Missing Child Is An Easy And Light Thriller
‘Missing Child’ has a lot of emotional depth, given that a sub plot of the story runs in the background. It provides motivation for Gia’s character without actually spelling things out or feeling the need to resolve those plot points, given that much of it can is the person that Gia is. It’s a bold move for Sabis to never actually point out a crucial moment in the character’s life, but let the implied event play through the story, never referenced or brought up.

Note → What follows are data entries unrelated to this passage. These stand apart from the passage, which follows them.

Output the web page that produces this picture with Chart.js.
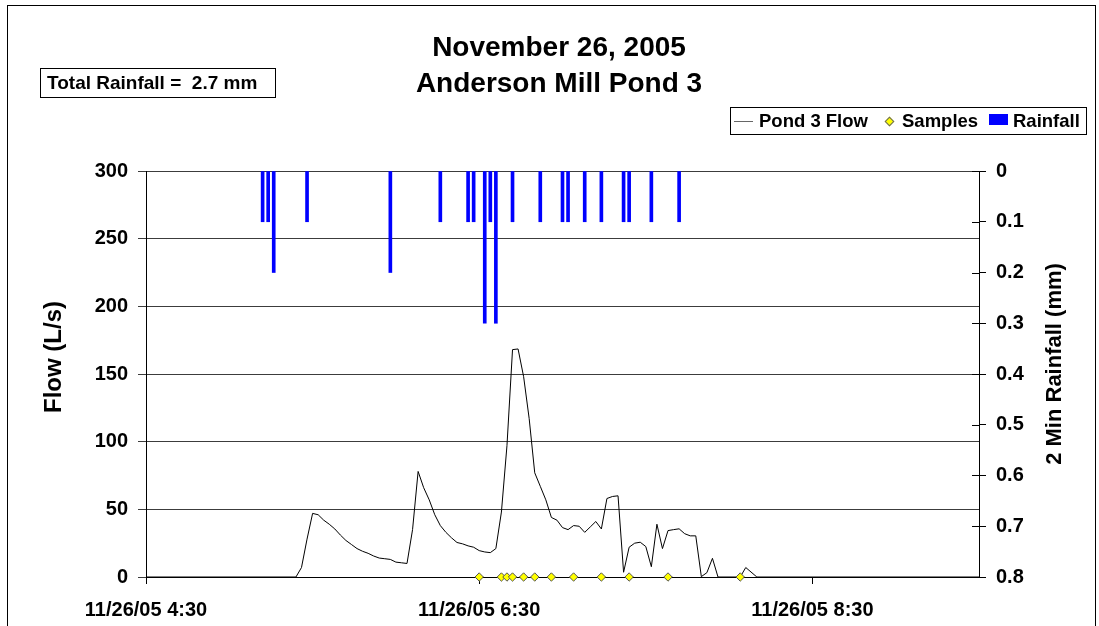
<!DOCTYPE html>
<html>
<head>
<meta charset="utf-8">
<script src="https://cdn.jsdelivr.net/npm/chart.js@4.4.1/dist/chart.umd.min.js"></script>
<style>
  html, body { margin:0; padding:0; background:#fff; }
  #wrap { position:relative; width:1099px; height:626px; overflow:hidden; background:#fff;
          font-family:"Liberation Sans", Arial, sans-serif; font-weight:bold; color:#000; }
  #c { position:absolute; left:0; top:0; }
  .abs { position:absolute; white-space:nowrap; }
  #frame { left:7px; top:5px; width:1089px; height:700px; border:1px solid #000; box-sizing:border-box; }
  #title { left:0; top:29px; width:1118px; text-align:center; font-size:28px; line-height:36px; }
  #box { left:40px; top:68px; width:236px; height:30px; border:1px solid #000; box-sizing:border-box;
         font-size:19px; line-height:28px; padding-left:6px; background:#fff; }
  #legend { left:730px; top:107px; width:357px; height:28px; border:1px solid #000; box-sizing:border-box;
            background:#fff; font-size:18.5px; }
</style>
</head>
<body>
<div id="wrap">
  <canvas id="c" width="1099" height="626"></canvas>
  <div id="frame" class="abs"></div>
  <div id="title" class="abs">November 26, 2005<br>Anderson Mill Pond 3</div>
  <div id="box" class="abs">Total Rainfall =&nbsp; 2.7 mm</div>
  <div id="legend" class="abs">
    <div class="abs" style="left:3px;top:13px;width:19px;height:1px;background:#666;"></div>
    <div class="abs" style="left:28px;top:2px;line-height:22px;">Pond 3 Flow</div>
    <div class="abs" style="left:155px;top:10px;width:5px;height:5px;background:#ff0;border:1px solid #666;transform:rotate(45deg);"></div>
    <div class="abs" style="left:171px;top:2px;line-height:22px;">Samples</div>
    <div class="abs" style="left:258px;top:6px;width:19px;height:11px;background:#00f;"></div>
    <div class="abs" style="left:282px;top:2px;line-height:22px;">Rainfall</div>
  </div>
</div>
<script>
// minutes after 11/26/05 4:30
const xTickMinutes = [0, 120, 240];
const xTickLabels = ['11/26/05 4:30', '11/26/05 6:30', '11/26/05 8:30'];
const flowTicks = [0, 50, 100, 150, 200, 250, 300];
const rainTicks = [0, 0.1, 0.2, 0.3, 0.4, 0.5, 0.6, 0.7, 0.8];

const flowMinutes = [0, 54, 56, 58, 60, 62, 64, 66, 68, 70, 72, 74, 76, 78, 80, 82, 84, 86, 88, 90,
  92, 94, 96, 98, 100, 102, 104, 106, 108, 110, 112, 114, 116, 118, 120, 122, 124, 126, 128, 130,
  132, 134, 136, 138, 140, 142, 144, 146, 148, 150, 152, 154, 156, 158, 160, 162, 164, 166, 168, 170,
  172, 174, 176, 178, 180, 182, 184, 186, 188, 190, 192, 194, 196, 198, 200, 202, 204, 206, 214, 216,
  220, 300];
const flowValues = [0, 0, 7, 28, 47, 46, 42, 39, 35.5, 31, 27, 24, 21, 19, 17.5, 15.5, 14, 13.5, 13, 11,
  10.5, 10, 35, 78, 66, 57, 46, 38, 33, 29, 25.5, 24.5, 23, 22, 19.5, 18.5, 18, 21, 48, 97,
  168, 168.5, 148, 117, 77, 67, 57, 44, 42, 36.5, 35, 38, 37.5, 33, 37, 41, 35.5, 58, 59.5, 60,
  3.5, 22, 25, 25.7, 22.5, 7.6, 39, 21, 34.3, 35, 35.6, 32, 30.4, 30.4, 0.3, 3.2, 13.8, 0, 0, 7,
  0, 0];

const sampleMinutes = [120, 128, 130, 132, 136, 140, 146, 154, 164, 174, 188, 214];
const sampleValues  = [0, 0, 0, 0, 0, 0, 0, 0, 0, 0, 0, 0];

const rainMinutes = [42, 44, 46, 58, 88, 106, 116, 118, 122, 124, 126, 132, 142, 150, 152, 158, 164, 172, 174, 182, 192];
const rainValues  = [0.1, 0.1, 0.2, 0.1, 0.2, 0.1, 0.1, 0.1, 0.3, 0.1, 0.3, 0.1, 0.1, 0.1, 0.1, 0.1, 0.1, 0.1, 0.1, 0.1, 0.1];

const zip = (xs, ys) => xs.map((x, i) => ({ x: x, y: ys[i] }));

Chart.defaults.font.family = '"Liberation Sans", Arial, sans-serif';
Chart.defaults.font.weight = 'bold';
Chart.defaults.color = '#000';

const extras = {
  id: 'extras',
  afterDraw(chart) {
    const ctx = chart.ctx;
    const yr = chart.scales.yRain;
    ctx.save();
    ctx.strokeStyle = '#000';
    ctx.lineWidth = 1;
    rainTicks.forEach(v => {
      const y = Math.round(yr.getPixelForValue(v)) + 0.5;
      ctx.beginPath();
      ctx.moveTo(yr.left - 7, y);
      ctx.lineTo(yr.left, y);
      ctx.stroke();
    });
    ctx.fillStyle = '#000';
    ctx.font = 'bold 24px "Liberation Sans", Arial, sans-serif';
    ctx.textAlign = 'center';
    ctx.textBaseline = 'middle';
    ctx.translate(54, 357);
    ctx.rotate(-Math.PI / 2);
    ctx.fillText('Flow (L/s)', 0, 0);
    ctx.restore();
    ctx.save();
    ctx.fillStyle = '#000';
    ctx.font = 'bold 22px "Liberation Sans", Arial, sans-serif';
    ctx.textAlign = 'center';
    ctx.textBaseline = 'middle';
    ctx.translate(1055, 364);
    ctx.rotate(-Math.PI / 2);
    ctx.fillText('2 Min Rainfall (mm)', 0, 0);
    ctx.restore();
  }
};

new Chart(document.getElementById('c'), {
  type: 'bar',
  data: {
    datasets: [
      {
        type: 'line', label: 'Samples', data: zip(sampleMinutes, sampleValues),
        xAxisID: 'x', yAxisID: 'yFlow', showLine: false,
        pointStyle: 'rectRot', pointRadius: 4.2, pointBackgroundColor: '#ffff00',
        pointBorderColor: '#555', pointBorderWidth: 1, clip: false, order: 0
      },
      {
        type: 'line', label: 'Pond 3 Flow', data: zip(flowMinutes, flowValues),
        xAxisID: 'x', yAxisID: 'yFlow', borderColor: '#000', borderWidth: 1,
        pointRadius: 0, tension: 0, fill: false, clip: false, order: 1
      },
      {
        type: 'bar', label: 'Rainfall', data: zip(rainMinutes, rainValues),
        xAxisID: 'x', yAxisID: 'yRain', backgroundColor: '#0000ff',
        barThickness: 3, borderWidth: 0, order: 2
      }
    ]
  },
  options: {
    responsive: false,
    animation: false,
    events: [],
    layout: { padding: { top: 171, left: 0, right: 0, bottom: 0 } },
    plugins: { legend: { display: false }, title: { display: false }, tooltip: { enabled: false } },
    scales: {
      x: {
        type: 'linear', position: 'bottom', min: 0, max: 300, offset: false,
        afterFit: s => { s.height = 49; },
        afterBuildTicks: s => { s.ticks = xTickMinutes.map(v => ({ value: v })); },
        ticks: {
          autoSkip: false, maxRotation: 0, padding: 14,
          font: { size: 20, weight: 'bold' },
          callback: (v) => { const i = xTickMinutes.indexOf(v); return i >= 0 ? xTickLabels[i] : ''; }
        },
        grid: { offset: false, drawOnChartArea: false, drawTicks: true, tickLength: 7, color: '#000' },
        border: { display: true, color: '#000' }
      },
      yFlow: {
        type: 'linear', position: 'left', min: 0, max: 300,
        afterFit: s => { s.width = 146; },
        afterBuildTicks: s => { s.ticks = flowTicks.map(v => ({ value: v })); },
        ticks: { padding: 10, font: { size: 20, weight: 'bold' } },
        grid: { offset: false, color: '#3c3c3c', tickLength: 8, drawTicks: true },
        border: { display: true, color: '#000' }
      },
      yRain: {
        type: 'linear', position: 'right', min: 0, max: 0.8, reverse: true,
        afterFit: s => { s.width = 120; },
        afterBuildTicks: s => { s.ticks = rainTicks.map(v => ({ value: v })); },
        ticks: {
          padding: 10, font: { size: 20, weight: 'bold' },
          callback: v => (v === 0 ? '0' : Number(v).toFixed(1))
        },
        grid: { offset: false, drawOnChartArea: false, tickLength: 7, color: '#000' },
        border: { display: true, color: '#000' }
      }
    }
  },
  plugins: [extras]
});
</script>
</body>
</html>
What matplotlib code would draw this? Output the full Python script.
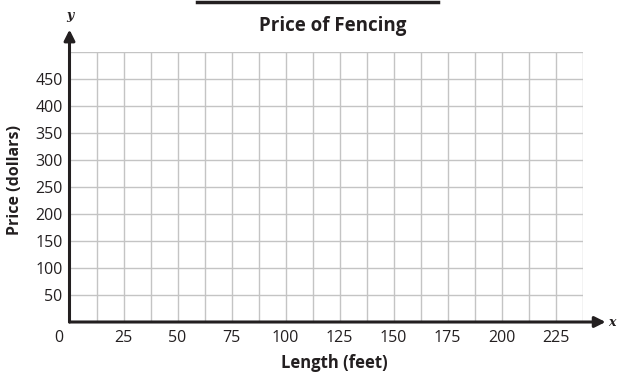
import matplotlib
matplotlib.use("Agg")
import matplotlib.pyplot as plt
from matplotlib.lines import Line2D
import numpy as np

# Axis setup (an empty grid)
TITLE = "Price of Fencing"
X_LABEL = "Length (feet)"
Y_LABEL = "Price (dollars)"
X_MAX = 237.5
Y_MAX = 500
X_GRID_STEP = 12.5
Y_GRID_STEP = 50
X_TICKS = [25, 50, 75, 100, 125, 150, 175, 200, 225]
Y_TICKS = [50, 100, 150, 200, 250, 300, 350, 400, 450]

INK = "#231f20"
GRID = "#c4c4c4"

plt.rcParams.update({
    "font.family": ["Open Sans", "DejaVu Sans"],
    "font.size": 11.5,
    "text.color": INK,
})

W, H = 618, 373
fig = plt.figure(figsize=(W / 100, H / 100), dpi=100)
left, right, top, bottom = 69.5, 582.5, 52, 322
ax = fig.add_axes([left / W, 1 - bottom / H, (right - left) / W, (bottom - top) / H])

ax.set_xlim(0, X_MAX)
ax.set_ylim(0, Y_MAX)

for xv in np.arange(X_GRID_STEP, X_MAX + 0.01, X_GRID_STEP):
    ax.axvline(xv, color=GRID, lw=1.0, zorder=1)
for yv in np.arange(Y_GRID_STEP, Y_MAX + 0.01, Y_GRID_STEP):
    ax.axhline(yv, color=GRID, lw=1.0, zorder=1)

for s in ax.spines.values():
    s.set_visible(False)

ax.set_xticks(X_TICKS)
ax.set_xticklabels([str(v) for v in X_TICKS], color=INK)
ax.set_yticks(Y_TICKS)
ax.set_yticklabels([str(v) for v in Y_TICKS], color=INK)
ax.tick_params(axis="both", length=0)
ax.tick_params(axis="x", pad=6)
ax.tick_params(axis="y", pad=5)

# origin label
ax.annotate("0", xy=(0, 0), xytext=(-8, -6), textcoords="offset points",
            ha="center", va="top", color=INK, fontsize=11.5)

# axes with arrowheads
ax.annotate("", xy=(1.045, 0), xytext=(0, 0), xycoords="axes fraction",
            arrowprops=dict(arrowstyle="-|>", color=INK, lw=2.2,
                            mutation_scale=16, shrinkA=0, shrinkB=0),
            annotation_clip=False, zorder=5)
ax.annotate("", xy=(0, 1.083), xytext=(0, 0), xycoords="axes fraction",
            arrowprops=dict(arrowstyle="-|>", color=INK, lw=2.2,
                            mutation_scale=16, shrinkA=0, shrinkB=0),
            annotation_clip=False, zorder=5)
fig.text(612 / W, 1 - 323 / H, "x", family="DejaVu Serif", style="italic",
         weight="bold", fontsize=9, ha="center", va="center", color=INK)
fig.text(70 / W, 1 - 15 / H, "y", family="DejaVu Serif", style="italic",
         weight="bold", fontsize=9, ha="center", va="center", color=INK)

fig.text(333 / W, 1 - 26 / H, TITLE, fontsize=13.5, weight="bold",
         ha="center", va="center", color=INK)
fig.text(334 / W, 1 - 363 / H, X_LABEL, fontsize=12, weight="bold",
         ha="center", va="center", color=INK)
fig.text(15 / W, 1 - 180 / H, Y_LABEL, fontsize=11.5, weight="bold",
         rotation=90, ha="center", va="center", color=INK)

# heavy rule above the title
fig.add_artist(Line2D([197 / W, 438 / W], [1 - 1.5 / H, 1 - 1.5 / H],
                      color=INK, lw=2.5, transform=fig.transFigure))

fig.savefig("out.png", dpi=100)
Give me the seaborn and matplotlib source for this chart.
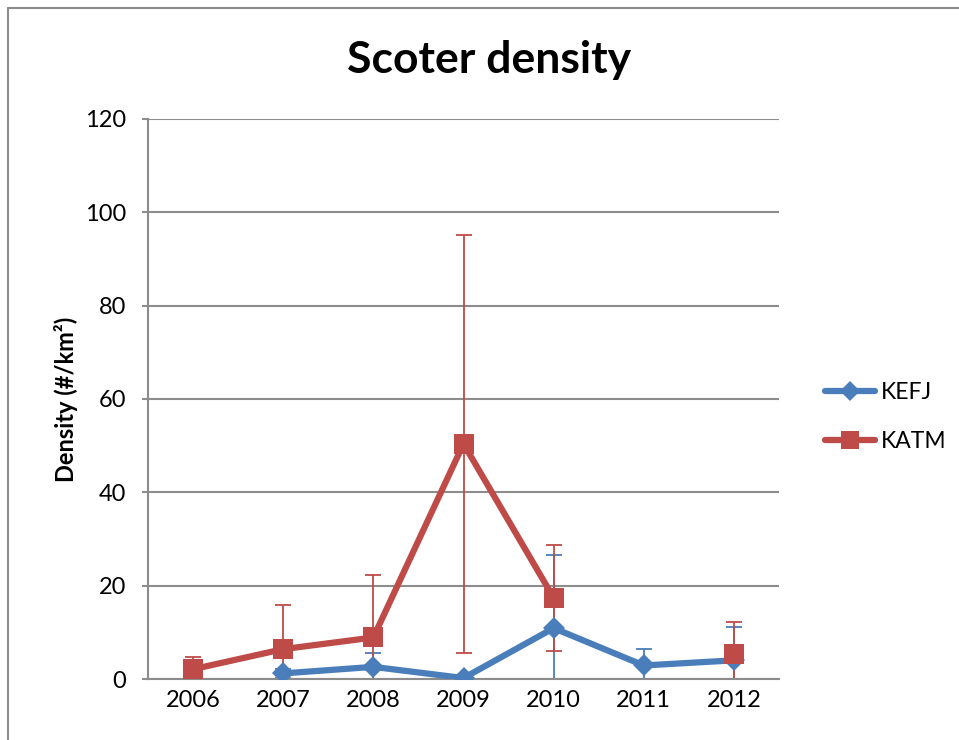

The story sees an unexpected incident that may lead Gia to answers about her past, but instead, she’s in for a rough night. Sabis pulls multiple duties not only as writer and director, but also as Gia’s boyfriend, Joe. Joe is an interesting character in the film, not only for his part in the story, but also the way Sabis plays him. Joe comes off as a very aloof character, seemingly a Bondsman or bounty hunter possibly. Gia’s relationship with him further speaks to her past, without it being cliche’d or tacky.
The Missing Child Trailer
Sabis’ Joe also acts as the catalyst that propels the story forward, and gives it urgency. The story itself is multi layered. As much as it is about Gia’s finding out where she’s from, it’s also about how one mistake from the past can haunt someone their entire lives. When both these motivations come together, it’s a story that acts as a sort of neo noir mystery and thriller, that establishes its presence more with dialogue than events. While the dialogue at times is a little choppy and uneven, the overall goings on make up for it.
‘Missing Child’ is a small project, and incredibly breezy in pace and timing. Despite an emotional story, the pacing is relatively well maintained and doesn’t seem to drag at any point. Some characters could have done with better development, however, the film itself works well as a light thriller.